I have known James since he was young and watched him grow from a very bright boy into an exceptional young man who had a zest for life and a devotion to architecture.
James was very keen to join us at Make and started working here in September 2013. He was a diligent, committed partner and a talented architect who was a joy to work with. He contributed towards many projects at Make, including the Taberner House development in Croydon and the Amenities Building for the University of Nottingham. More recently he had joined the design team on one of our largest projects, Rathbone Square, and quickly became an integral member of the team. He had just signed up to take his Part III at the University of Westminster - the final stage of his education - and was due to attend his first session on Monday evening.

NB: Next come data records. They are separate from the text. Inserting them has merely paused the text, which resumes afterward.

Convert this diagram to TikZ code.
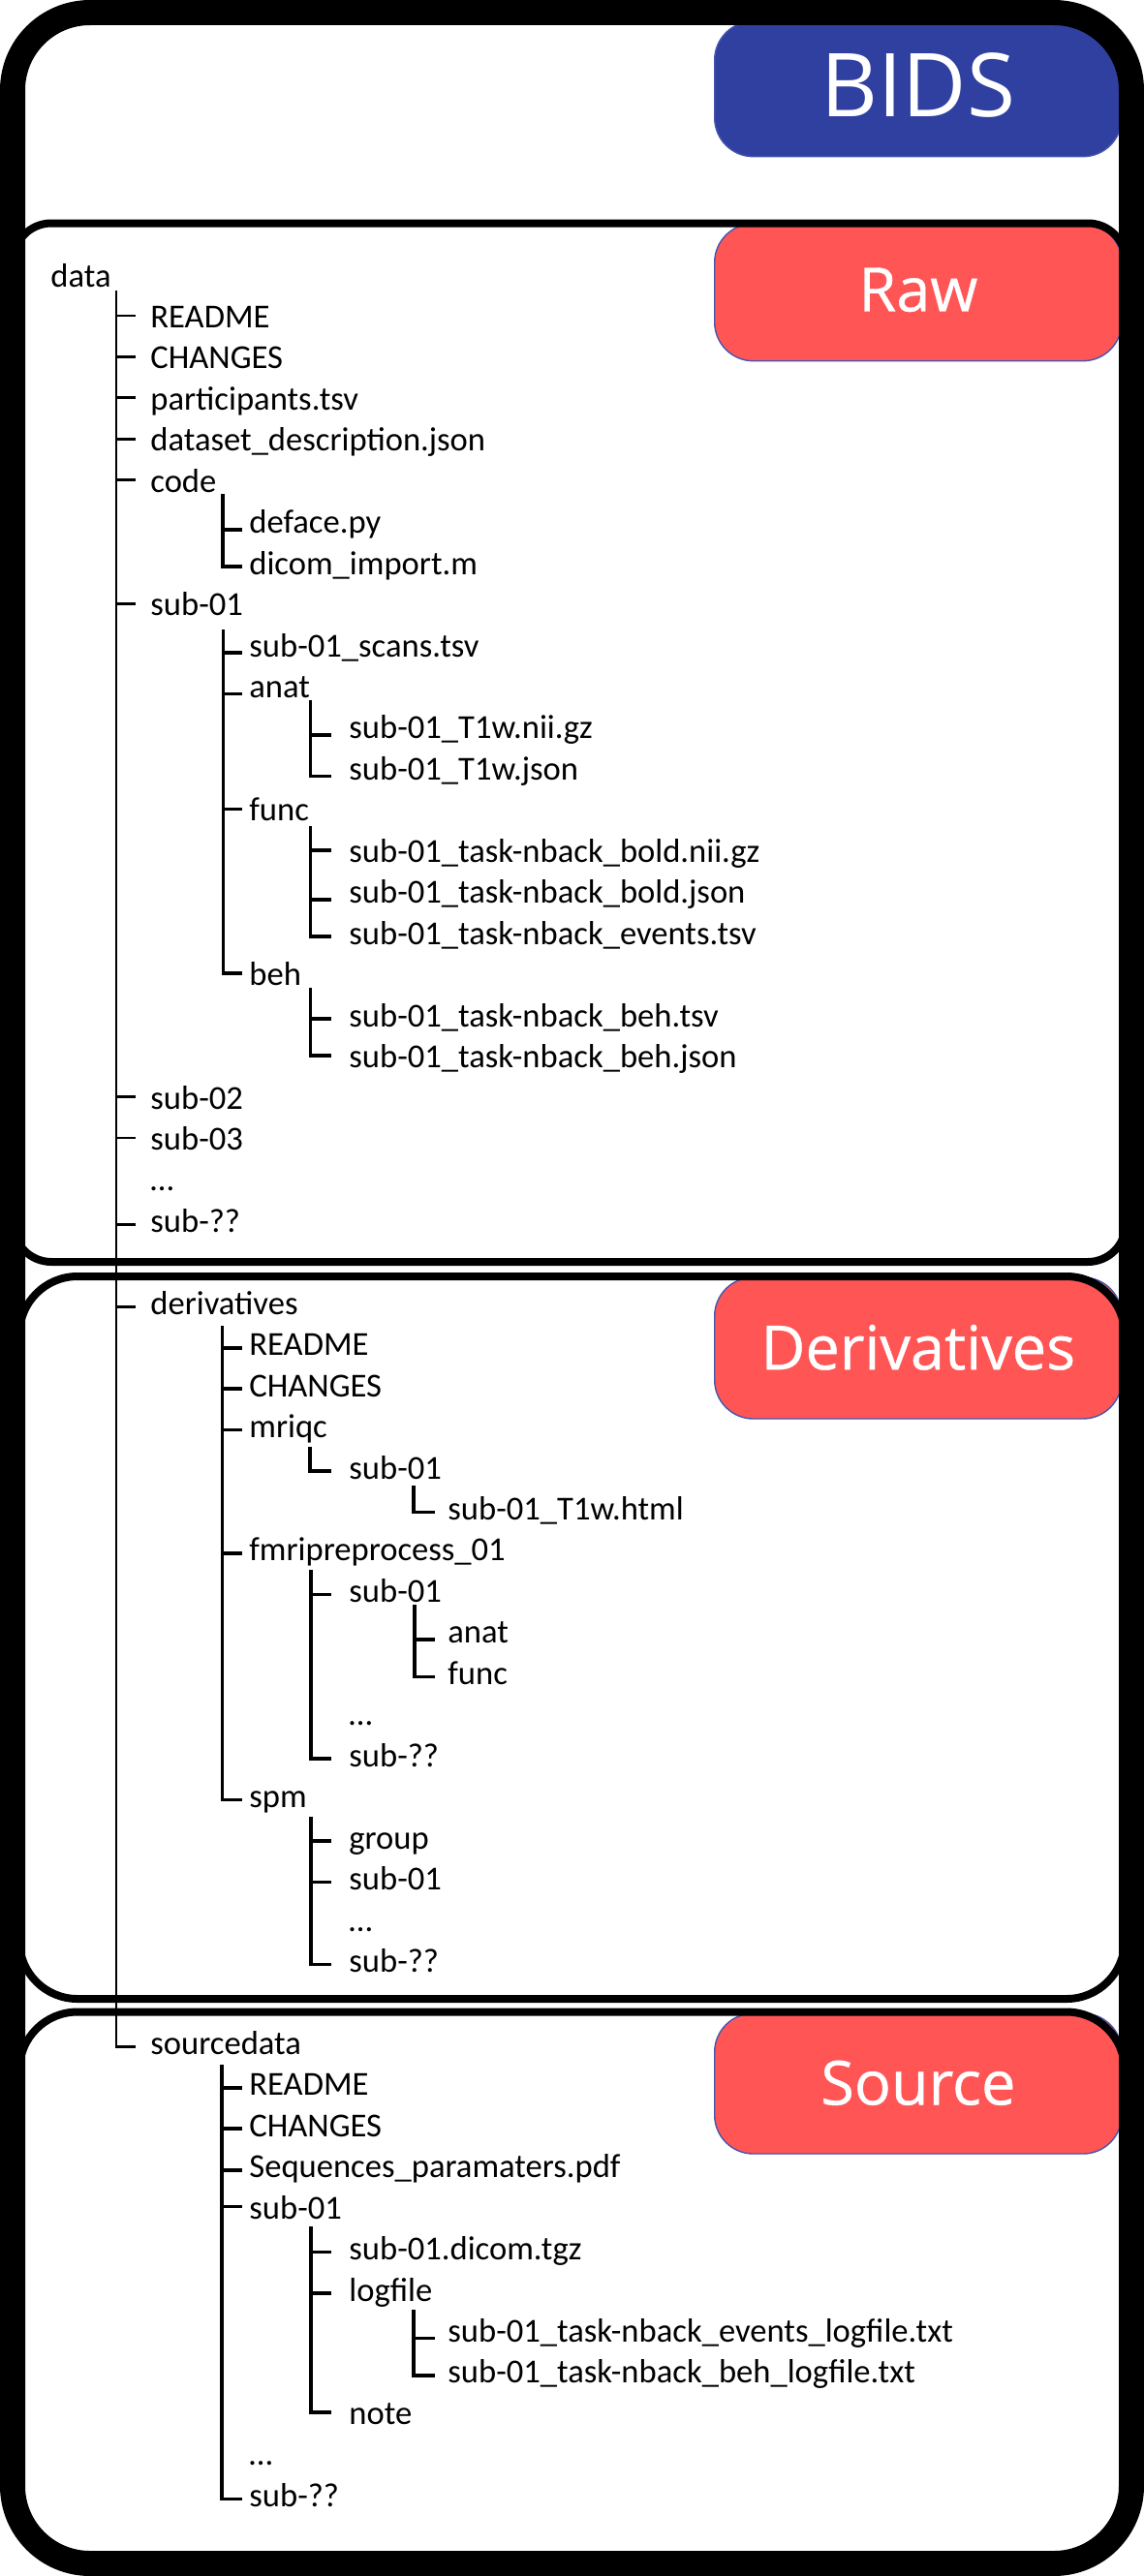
\documentclass[tikz,border=0pt]{standalone}
\usepackage{fontspec}
\setmainfont{Carlito}
\newfontfamily\labelfont{Open Sans}
\newfontfamily\labelboldfont[FakeBold=0.6]{Open Sans}
\definecolor{bidsblue}{RGB}{48,64,160}
\definecolor{rawred}{RGB}{255,85,85}
\definecolor{labline}{RGB}{70,85,175}
\newcommand\ent[5][]{\node[item,#1] (#2) at (#3,{296+42.45*#4}) {#5};}
\newcommand\kids[4]{%
  \draw[tree] (#1) |- ([xshift=-#2]#3.west);
  \foreach \c in {#4}{\draw[tree] (#1 |- \c.west) -- ([xshift=-#2]\c.west);}%
}
\begin{document}
\begin{tikzpicture}[x=0.5pt,y=-0.5pt,
  item/.style={anchor=base west, inner sep=0pt, font=\fontsize{17.3pt}{20pt}\selectfont, text height=8pt, text depth=0pt},
  hi/.style={text height=12.5pt},
  lo/.style={text height=4pt},
  tree/.style={line width=1.8pt},
  trunk/.style={line width=1.4pt},
  lab/.style={rectangle, rounded corners=20pt, inner sep=0pt, draw=labline, line width=0.7pt, text=white, minimum width=210.15pt, font=\labelboldfont\fontsize{31.5pt}{36pt}\selectfont},
  sect/.style={draw=black, line width=4pt},
  outerframe/.style={draw=black, line width=13pt, rounded corners=40pt}]
\useasboundingbox (0,0) rectangle (1181,2660);
\fill[white] (0,0) rectangle (1181,2660);

% section labels
\node[lab, fill=bidsblue, minimum height=69.85pt, font=\labelfont\fontsize{45.5pt}{50pt}\selectfont, text depth=4.4pt] (bids) at (947.85,91.85) {BIDS};
\node[lab, fill=rawred, minimum height=70.85pt, text depth=2.85pt] (raw) at (947.85,301.85) {Raw};
\node[lab, fill=rawred, minimum height=73pt, text depth=1pt] (derivlab) at (947.85,1392) {Derivatives};
\node[lab, fill=rawred, minimum height=72.5pt, text depth=1pt] (sourcelab) at (947.85,2151.5) {Source};

% section borders
\draw[sect, rounded corners=19.5pt] (14,230.5) rectangle (1162,1303);
\draw[sect, rounded corners=30pt] (20,1318) rectangle (1161,2064);
\draw[sect, rounded corners=30pt] (20,2077.5) rectangle (1161,2642);

% outer frame
\draw[outerframe] (13,13) rectangle (1168,2647);

% tree entries
\ent{data}{52}{0}{data}
\ent[hi]{r1}{155}{1}{README}
\ent[hi]{r2}{155}{2}{CHANGES}
\ent[hi]{r3}{155}{3}{participants.tsv}
\ent[hi]{r4}{155}{4}{dataset\_description.json}
\ent[hi]{code}{155}{5}{code}
\ent[lo]{deface}{257}{6}{deface.py}
\ent{dicom}{257}{7}{dicom\_import.m}
\ent[hi]{sub01}{155}{8}{sub-01}
\ent[lo]{scans}{257}{9}{sub-01\_scans.tsv}
\ent[lo]{anat}{257}{10}{anat}
\ent[lo]{t1nii}{360}{11}{sub-01\_T1w.nii.gz}
\ent[lo]{t1json}{360}{12}{sub-01\_T1w.json}
\ent[hi]{func}{257}{13}{func}
\ent[hi]{boldnii}{360}{14}{sub-01\_task-nback\_bold.nii.gz}
\ent[lo]{boldjson}{360}{15}{sub-01\_task-nback\_bold.json}
\ent{events}{360}{16}{sub-01\_task-nback\_events.tsv}
\ent[hi]{beh}{257}{17}{beh}
\ent{behtsv}{360}{18}{sub-01\_task-nback\_beh.tsv}
\ent[hi]{behjson}{360}{19}{sub-01\_task-nback\_beh.json}
\ent[hi]{sub02}{155}{20}{sub-02}
\ent[hi]{sub03}{155}{21}{sub-03}
\ent{rdots}{155}{22}{…}
\ent{rsubq}{155}{23}{sub-??}
\ent{deriv}{155}{25}{derivatives}
\ent{dreadme}{257}{26}{README}
\ent{dchanges}{257}{27}{CHANGES}
\ent{mriqc}{257}{28}{mriqc}
\ent{msub}{360}{29}{sub-01}
\ent{mhtml}{462}{30}{sub-01\_T1w.html}
\ent{fmri}{257}{31}{fmripreprocess\_01}
\ent{fsub}{360}{32}{sub-01}
\ent[lo]{fanat}{462}{33}{anat}
\ent{ffunc}{462}{34}{func}
\ent{fdots}{360}{35}{…}
\ent{fsubq}{360}{36}{sub-??}
\ent{spm}{257}{37}{spm}
\ent{sgroup}{360}{38}{group}
\ent{ssub}{360}{39}{sub-01}
\ent{sdots}{360}{40}{…}
\ent{ssubq}{360}{41}{sub-??}
\ent{src}{155}{43}{sourcedata}
\ent{sreadme}{257}{44}{README}
\ent{schanges}{257}{45}{CHANGES}
\ent{sseq}{257}{46}{Sequences\_paramaters.pdf}
\ent[hi]{ssub01}{257}{47}{sub-01}
\ent{sdicom}{360}{48}{sub-01.dicom.tgz}
\ent{slog}{360}{49}{logfile}
\ent[lo]{slogev}{462}{50}{sub-01\_task-nback\_events\_logfile.txt}
\ent{slogbeh}{462}{51}{sub-01\_task-nback\_beh\_logfile.txt}
\ent[hi]{snote}{360}{52}{note}
\ent{srdots}{257}{53}{…}
\ent{srsubq}{257}{54}{sub-??}

% branch tops
\coordinate (mainT) at (120,300);
\coordinate (codeT) at (230,510);
\coordinate (sub01T) at (230.5,650);
\coordinate (anatT) at (320.5,723);
\coordinate (funcT) at (320.5,853);
\coordinate (behT) at (320.5,1020);
\coordinate (derivT) at (229.5,1369);
\coordinate (mriqcT) at (320,1494);
\coordinate (msubT) at (427,1534);
\coordinate (fmriT) at (321,1621);
\coordinate (fsubT) at (428,1657);
\coordinate (spmT) at (321,1875.5);
\coordinate (srcT) at (229,2131.7);
\coordinate (ssubT) at (321,2299);
\coordinate (slogT) at (427,2385);

% trunk
\draw[trunk] (mainT) |- ([xshift=-7.5pt]src.west);
\foreach \c in {r1,r2,r3,r4,code,sub01,sub02,sub03,rsubq,deriv}{\draw[trunk] (mainT |- \c.west) -- ([xshift=-7.5pt]\c.west);}

% branches
\kids{codeT}{3.5pt}{dicom}{deface}
\kids{sub01T}{3.5pt}{beh}{scans,anat,func}
\kids{anatT}{9pt}{t1json}{t1nii}
\kids{funcT}{9pt}{events}{boldnii,boldjson}
\kids{behT}{9pt}{behjson}{behtsv}
\kids{derivT}{3.5pt}{spm}{dreadme,dchanges,mriqc,fmri}
\draw[tree] (mriqcT) |- ([xshift=-9pt]msub.west);
\draw[tree] (msubT) |- ([xshift=-6.5pt]mhtml.west);
\kids{fmriT}{9pt}{fsubq}{fsub}
\kids{fsubT}{6.5pt}{ffunc}{fanat}
\kids{spmT}{9pt}{ssubq}{sgroup,ssub}
\kids{srcT}{3.5pt}{srsubq}{sreadme,schanges,sseq,ssub01}
\kids{ssubT}{9pt}{snote}{sdicom,slog}
\kids{slogT}{6.5pt}{slogbeh}{slogev}
\end{tikzpicture}
\end{document}
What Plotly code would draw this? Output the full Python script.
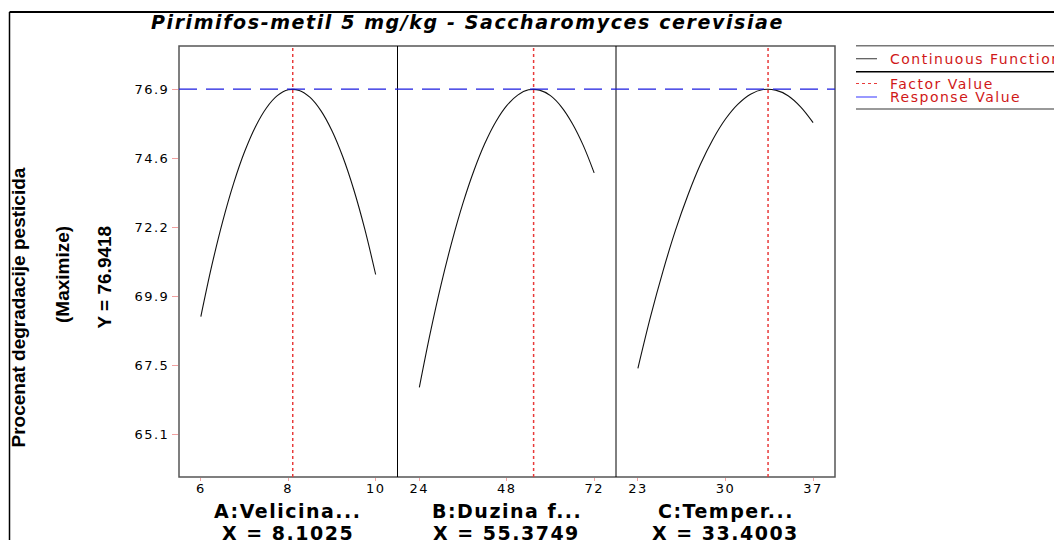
import plotly.graph_objects as go

# ---- data -------------------------------------------------------------
factor_names = ["A:Velicina...", "B:Duzina f...", "C:Temper..."]
factor_values = [8.1025, 55.3749, 33.4003]
response_value = 76.9418

a_x = [6.0, 6.25, 6.5, 6.75, 7.0, 7.25, 7.5, 7.75, 8.0, 8.25, 8.5, 8.75, 9.0, 9.25, 9.5, 9.75, 10.0]
a_y = [69.16, 70.90, 72.42, 73.72, 74.80, 75.66, 76.30, 76.72, 76.92, 76.90, 76.66, 76.20,
       75.52, 74.62, 73.50, 72.16, 70.60]

b_x = [24, 27, 30, 33, 36, 39, 42, 45, 48, 51, 54, 57, 60, 63, 66, 69, 72]
b_y = [66.74, 68.60, 70.27, 71.75, 73.05, 74.16, 75.09, 75.83, 76.38, 76.74, 76.92, 76.91,
       76.72, 76.34, 75.77, 75.02, 74.08]

c_x = [23, 24, 25, 26, 27, 28, 29, 30, 31, 32, 33, 34, 35, 36, 37]
c_y = [67.39, 69.14, 70.71, 72.11, 73.32, 74.37, 75.23, 75.92, 76.43, 76.77, 76.93, 76.91,
       76.72, 76.34, 75.80]

x_ranges = [[5.5, 10.5], [18, 78], [21.25, 38.75]]
x_tickvals = [[6, 8, 10], [24, 48, 72], [23, 30, 37]]

y_range = [63.67, 78.42]
y_tickvals = [65.1293, 67.4918, 69.8543, 72.2168, 74.5793, 76.9418]
y_ticktext = ["65.1", "67.5", "69.9", "72.2", "74.6", "76.9"]

title_text = "Pirimifos-metil 5 mg/kg - Saccharomyces cerevisiae"
y_title = "Procenat degradacije pesticida"
y_goal = "(Maximize)"
y_value_text = "Y = 76.9418"
legend_items = ["Continuous Function", "Factor Value", "Response Value"]

# ---- layout geometry ----------------------------------------------------
W, H = 1054, 540
L, R, T, B = 179, 219, 46, 63
PW, PH = W - L - R, H - T - B


def px(xp):
    return (xp - L) / PW


def py(yp):
    return (H - B - yp) / PH


def spaced(text, sp):
    return f'<span style="letter-spacing:{sp}px">{text}</span>'


d1, d2 = px(397.5), px(616)
domains = [[0, d1], [d1, d2], [d2, 1]]

WIDE = "DejaVu Sans"
ARIAL = "Liberation Sans, Arial"
PINK = "#f2a0a0"
RED_TXT = "#d01818"

fig = go.Figure()

curves = [(a_x, a_y), (b_x, b_y), (c_x, c_y)]
axis_ids = ["x", "x2", "x3"]
for (cx, cy), ax in zip(curves, axis_ids):
    fig.add_trace(go.Scatter(
        x=cx, y=cy, mode="lines", xaxis=ax, yaxis="y",
        line=dict(color="#111111", width=1.1, shape="spline", smoothing=1.0),
        showlegend=False, hoverinfo="skip",
    ))

layout_axes = {}
for i, ax in enumerate(axis_ids):
    key = "xaxis" if i == 0 else f"xaxis{i + 1}"
    layout_axes[key] = dict(
        domain=domains[i], range=x_ranges[i], anchor="y",
        tickvals=x_tickvals[i],
        ticktext=[spaced(str(v), 1.5) for v in x_tickvals[i]],
        ticks="outside", ticklen=3, tickcolor=PINK, tickwidth=1,
        ticklabelstandoff=-4,
        showgrid=False, zeroline=False, showline=False,
        tickfont=dict(family=WIDE, size=13, color="#000"),
    )

fig.update_layout(
    width=W, height=H, autosize=False,
    margin=dict(l=L, r=R, t=T, b=B, pad=0),
    paper_bgcolor="white", plot_bgcolor="white",
    showlegend=False,
    yaxis=dict(
        domain=[0, 1], range=y_range, anchor="x",
        tickvals=y_tickvals,
        ticktext=[spaced(t, 1.5) for t in y_ticktext],
        ticks="outside", ticklen=6, tickcolor=PINK, tickwidth=1,
        showgrid=False, zeroline=False, showline=False,
        tickfont=dict(family=WIDE, size=13, color="#000"),
    ),
    **layout_axes,
)

shapes = []
# panel frame and separators
shapes.append(dict(type="rect", xref="paper", yref="paper", x0=0, x1=1, y0=0, y1=1,
                   line=dict(color="#555555", width=1.5)))
for d in (d1, d2):
    shapes.append(dict(type="line", xref="paper", yref="paper", x0=d, x1=d, y0=0, y1=1,
                       line=dict(color="#000000", width=1)))
# response value line across all panels
shapes.append(dict(type="line", xref="paper", yref="y", x0=0, x1=1,
                   y0=response_value, y1=response_value,
                   line=dict(color="#1c1ce0", width=1.3, dash="18px,9px")))
# factor value lines
for ax, v in zip(axis_ids, factor_values):
    shapes.append(dict(type="line", xref=ax, yref="paper", x0=v, x1=v, y0=0, y1=1,
                       line=dict(color="#e83a3a", width=1.5, dash="dot")))
# outer page frame
shapes.append(dict(type="line", xref="paper", yref="paper",
                   x0=px(9.5), x1=px(1070), y0=py(12), y1=py(12),
                   line=dict(color="#000000", width=2)))
shapes.append(dict(type="line", xref="paper", yref="paper",
                   x0=px(9.5), x1=px(9.5), y0=py(12), y1=py(560),
                   line=dict(color="#000000", width=1.5)))
# legend box rules and samples
for yy, col in ((45.7, "#777777"), (71.7, "#000000"), (109, "#777777")):
    shapes.append(dict(type="line", xref="paper", yref="paper",
                       x0=px(856), x1=px(1070), y0=py(yy), y1=py(yy),
                       line=dict(color=col, width=1.5)))
shapes.append(dict(type="line", xref="paper", yref="paper",
                   x0=px(856), x1=px(877), y0=py(58.7), y1=py(58.7),
                   line=dict(color="#555555", width=1.2)))
shapes.append(dict(type="line", xref="paper", yref="paper",
                   x0=px(856), x1=px(877), y0=py(83.5), y1=py(83.5),
                   line=dict(color="#e83a3a", width=1.2, dash="dot")))
shapes.append(dict(type="line", xref="paper", yref="paper",
                   x0=px(856), x1=px(877), y0=py(97), y1=py(97),
                   line=dict(color="#7777ff", width=1.5)))
fig.update_layout(shapes=shapes)

ann = []
# title
ann.append(dict(xref="paper", yref="paper", x=px(467.5), y=py(22), xanchor="center",
                yanchor="middle", showarrow=False,
                text="<b><i>" + spaced(title_text, 1.6) + "</i></b>",
                font=dict(family=WIDE, size=19, color="#000")))
# rotated y titles
for txt, xc, yc in ((y_title, 17.5, 308), (y_goal, 62, 275), (y_value_text, 103.5, 277)):
    ann.append(dict(xref="paper", yref="paper", x=px(xc), y=py(yc), xanchor="center",
                    yanchor="middle", showarrow=False, textangle=-90,
                    text=f"<b>{txt}</b>", font=dict(family=ARIAL, size=19, color="#000")))
# factor titles and values
for i, (name, val) in enumerate(zip(factor_names, factor_values)):
    xc = (domains[i][0] + domains[i][1]) / 2
    ann.append(dict(xref="paper", yref="paper", x=xc, y=py(511), xanchor="center",
                    yanchor="middle", showarrow=False,
                    text="<b>" + spaced(name, 1.5) + "</b>",
                    font=dict(family=WIDE, size=19, color="#000")))
    ann.append(dict(xref="paper", yref="paper", x=xc, y=py(533), xanchor="center",
                    yanchor="middle", showarrow=False,
                    text="<b>" + spaced(f"X = {val:.4f}", 1.5) + "</b>",
                    font=dict(family=WIDE, size=19, color="#000")))
# legend texts
for txt, yc in zip(legend_items, (58.5, 84, 97)):
    ann.append(dict(xref="paper", yref="paper", x=px(888), y=py(yc), xanchor="left",
                    yanchor="middle", showarrow=False,
                    text=spaced(txt, 1.5),
                    font=dict(family=WIDE, size=14, color=RED_TXT)))
fig.update_layout(annotations=ann)

fig.write_html("out.html")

He was a constant presence at all social and charity events, becoming a member of the ‘Make Social’ team which organises our extra-curricular activities. He took part in the Taberner House charity abseil and played in football tournaments for the Construction Cup and the Architects’ Football League. He played in our popular Girl v Boy netball matches and took part in softball games against other architects’ offices.
Last Thursday he participated in the 'Beat the Sunset’ 5km run, where 'Team Make’ won the prize for the fastest mixed team and raised over £3,500 for The Prince’s Trust. Also last Friday he joined me and a team of 20 partners in LandAid's ‘Towerathalon’ challenge at Broadgate.
James was the core of many social occasions and went out of his way to make sure people had a good time. He was extremely approachable and always made an effort to get everyone involved. He was a fabulous person to know, with lots of stories to tell from his travels and interesting opinions to share on architecture. He was an incredibly positive person, always up for any challenge and delighted to get involved.
When I gave the most difficult speech I have ever had to give on Monday morning to a stunned office we were all in a state of shock, and continue to be devastated that someone so bright and so young should be taken from us in such a tragic way. All our thoughts and prayers are with his family and friends at this most horrific time.
The fact that he died at a charity event is a fitting testament to a young man who was one of the good guys. He leaves a large hole at Make which will be impossible to fill. My father always said to me 'Only the good die young’. Never is this more true than in the case of James Phillips.